Up before dawn this morning (sounds more impressive than it is, given the short days), I noticed the bright morning star twinkling strong and steady.

The cliché is that it is always darkest just before dawn. Certainly, the morning star shone brightly out of the greying sky, reminding me of Jesus. The light has come into the world, and the darkness has neither overcome nor understood it. It’s time to protect our inner flames from the diet of poison in today’s atmosphere – be it the political, the environmental, or the social arenas.

It’s time to shine.

When the darkness closes in, when the conversation resonates fear and uncertainty, I’m going to remember that morning star, take a deep breath of the Spirit, and share hope. Jesus invites us to walk in the light, trusting that he has it covered; he knows the end from the beginning; he is good; he is love, and he is faithful.

This is a fitting month for thanksgiving.

Monday 5 November 2018

Hard as Granite


Today I parked in a lot I don’t usually use in Aberdeen. It meant that I had the pleasure of walking past the beautiful Marischal college, reputedly the second-largest granite building in the world. It has had a face-wash in the last few years, and the apron in front has been paved and turned into a mostly-pedestrian only zone.

As I returned to my car, I paused to enjoy the beauty of this 19th century building. Yes, grey granite, but glinting in the light, its intricate towers gleaming and beautiful.

I thank God for craftsmen and women who can transform hard stone into a thing of beauty.

I thank God for Jesus, who transforms hard hearts into soft, compassionate ones. Praying he works to soften hearts as Americans go to the polls tomorrow.


Sunday 4 November 2018

Slightly Wonky


I spent a happy Friday afternoon building a red car out of cake for grandson Gregor’s second birthday party. Following a guide on YouTube, I was attempting to copy what the instructor demonstrated.

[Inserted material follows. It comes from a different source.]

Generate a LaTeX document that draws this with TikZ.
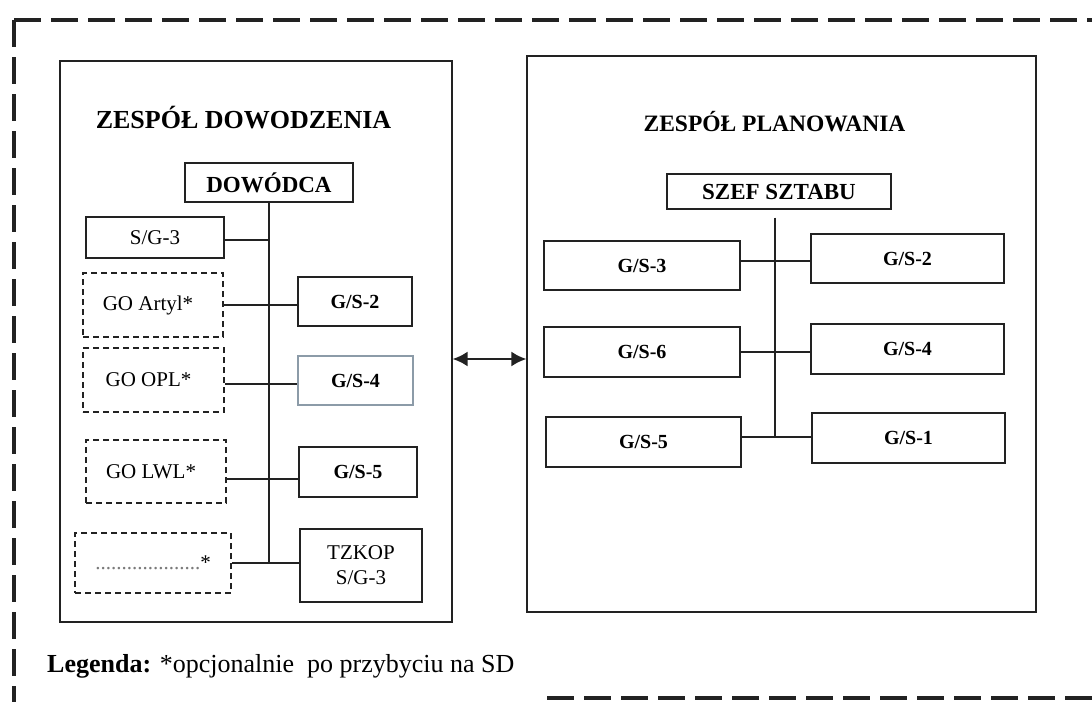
\documentclass[tikz,border=0pt]{standalone}
\usepackage{fontspec}
\setmainfont{Liberation Serif}
\usetikzlibrary{arrows.meta,positioning,calc}
\definecolor{ink}{HTML}{222222}
\definecolor{paleedge}{HTML}{8C9BA8}

\begin{document}
\begin{tikzpicture}[
  x=1pt,y=-1pt,
  frame/.style={rectangle,draw=ink,line width=1.2pt,inner sep=0pt},
  unit/.style={rectangle,draw=ink,line width=1.3pt,inner sep=0pt,align=center,
               font=\fontsize{21}{25}\selectfont},
  staff/.style={unit,font=\fontsize{20}{24}\selectfont\bfseries},
  head/.style={unit,font=\fontsize{23}{27}\selectfont\bfseries},
  opt/.style={unit,dash pattern=on 6pt off 4pt,line width=1.6pt},
  title/.style={inner sep=0pt,font=\fontsize{26}{30}\selectfont\bfseries},
  link/.style={draw=ink,line width=1.3pt},
  border/.style={draw=ink,line width=3.4pt,dash pattern=on 27pt off 10pt},
  biarr/.style={{Latex[length=15pt,width=15pt]}-{Latex[length=15pt,width=15pt]},
                draw=ink,line width=2.2pt}
]
  \fill[white] (0,0) rectangle (1092,702);
  \useasboundingbox (0,0) rectangle (1092,702);

  % outer frame
  \draw[border] (14,20) -- (1092,20);
  \draw[border] (14,20) -- (14,702);
  \draw[border] (547,698) -- (1092,698);

  % two teams
  \node[frame,minimum width=392pt,minimum height=561pt] (zd) at (256,341.5) {};
  \node[frame,minimum width=509pt,minimum height=556pt] (zp) at (781.5,334) {};
  \node[title] (zdt) at (243.5,118) {ZESPÓŁ DOWODZENIA};
  \node[title,font=\fontsize{23.5}{28}\selectfont\bfseries] (zpt) at (774.5,122) {ZESPÓŁ PLANOWANIA};

  % command team
  \node[head,minimum width=168pt,minimum height=39pt] (dow) at (269,182.5) {DOWÓDCA};
  \node[unit,minimum width=138pt,minimum height=41pt] (sg3) at (155,237.5) {S/G-3};
  \node[opt,minimum width=140pt,minimum height=64pt] (artyl) at (153,305) {GO Artyl*\hspace{10pt}};
  \node[staff,minimum width=114pt,minimum height=49pt] (gs2) at (355,301.5) {G/S-2};
  \node[opt,minimum width=141pt,minimum height=64pt] (opl) at (153.5,380) {GO OPL*\hspace{10pt}};
  \node[staff,draw=paleedge,minimum width=115pt,minimum height=49pt] (gs4) at (355.5,380.5) {G/S-4};
  \node[opt,minimum width=140pt,minimum height=63pt] (lwl) at (156,471.5) {GO LWL*\hspace{10pt}};
  \node[staff,minimum width=118pt,minimum height=50pt] (gs5) at (358,472) {G/S-5};
  \node[opt,minimum width=156pt,minimum height=60pt] (etc) at (153,563) {{\color{ink!60}....................}*};
  \node[unit,minimum width=122pt,minimum height=73pt] (tzkop) at (361,565.5) {TZKOP\\S/G-3};

  \coordinate (dowend) at (dow.south |- etc.east);
  \draw[link] (dow.south) -- (dowend);
  \draw[link] ([yshift=-2.5pt]sg3.east) -- ([yshift=-2.5pt]sg3.east -| dow.south);
  \draw[link] (artyl.east) -- (artyl.east -| gs2.west);
  \draw[link] ([yshift=-4pt]opl.east) -- ([yshift=-4pt]opl.east -| gs4.west);
  \draw[link] ([yshift=-7.5pt]lwl.east) -- ([yshift=-7.5pt]lwl.east -| gs5.west);
  \draw[link] (etc.east) -- (tzkop.west |- etc.east);

  % planning team
  \node[head,minimum width=224pt,minimum height=35pt] (szef) at (779,191.5) {SZEF SZTABU};
  \node[staff,minimum width=196pt,minimum height=49pt] (r3) at (642,265.5) {G/S-3};
  \node[staff,minimum width=193pt,minimum height=49pt] (r2) at (907.5,258.5) {G/S-2};
  \node[staff,minimum width=196pt,minimum height=50pt] (r6) at (642,352) {G/S-6};
  \node[staff,minimum width=193pt,minimum height=50pt] (r4) at (907.5,349) {G/S-4};
  \node[staff,minimum width=195pt,minimum height=50pt] (r5) at (643.5,442) {G/S-5};
  \node[staff,minimum width=193pt,minimum height=50pt] (r1) at (908.5,438) {G/S-1};

  \coordinate (sztop) at ([xshift=-4pt,yshift=-8pt]szef.south);
  \coordinate (r5a) at ([yshift=5pt]r5.east);
  \draw[link] (sztop) -- (sztop |- r5a);
  \draw[link] ([yshift=4.5pt]r3.east) -- ([yshift=4.5pt]r3.east -| r2.west);
  \draw[link] (r6.east) -- (r6.east -| r4.west);
  \draw[link] (r5a) -- (r5a -| r1.west);

  % link between teams
  \draw[biarr] ([yshift=-17.5pt]zd.east) -- ([yshift=-17.5pt]zd.east -| zp.west);

  \node[anchor=base west,inner sep=0pt,font=\fontsize{26}{30}\selectfont] (leg) at (47,672)
    {\textbf{Legenda:} *opcjonalnie\ \ po przybyciu na SD};
\end{tikzpicture}
\end{document}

The cake didn’t rise as well as hers did. Oh well, I thought, it can be a low-riding sports car. She recommended piping the frosting on, but then, she sounded like she was in sizzling Australia where the butter cream icing remains soft and pliable, not in a cold farmhouse in northeastern Scotland where it goes brick hard. I spread it and smoothed it with a knife dunked in boiling water. I discovered later that I should have rested the piping bags on the radiator – but then, it hadn’t been on yet when I was decorating the cake.

End result? A slightly wonky car with a flat tire. Did Greg notice? No, I think I got away with it…

Whatever you do, do it in love, Scripture advises. I may not utter the perfect prayer when in a group or meeting; I may not remember the name of the new girl coming in the church door but I can still smile a warm welcome; I am not perfect. Despite our apprehensions, it’s the love that others see, not the perfect offering. It’s the love that God sees.

My life might look a mess, slightly crooked and with a flat tire. But God sees my heart. I don’t have to be perfect before I come to him.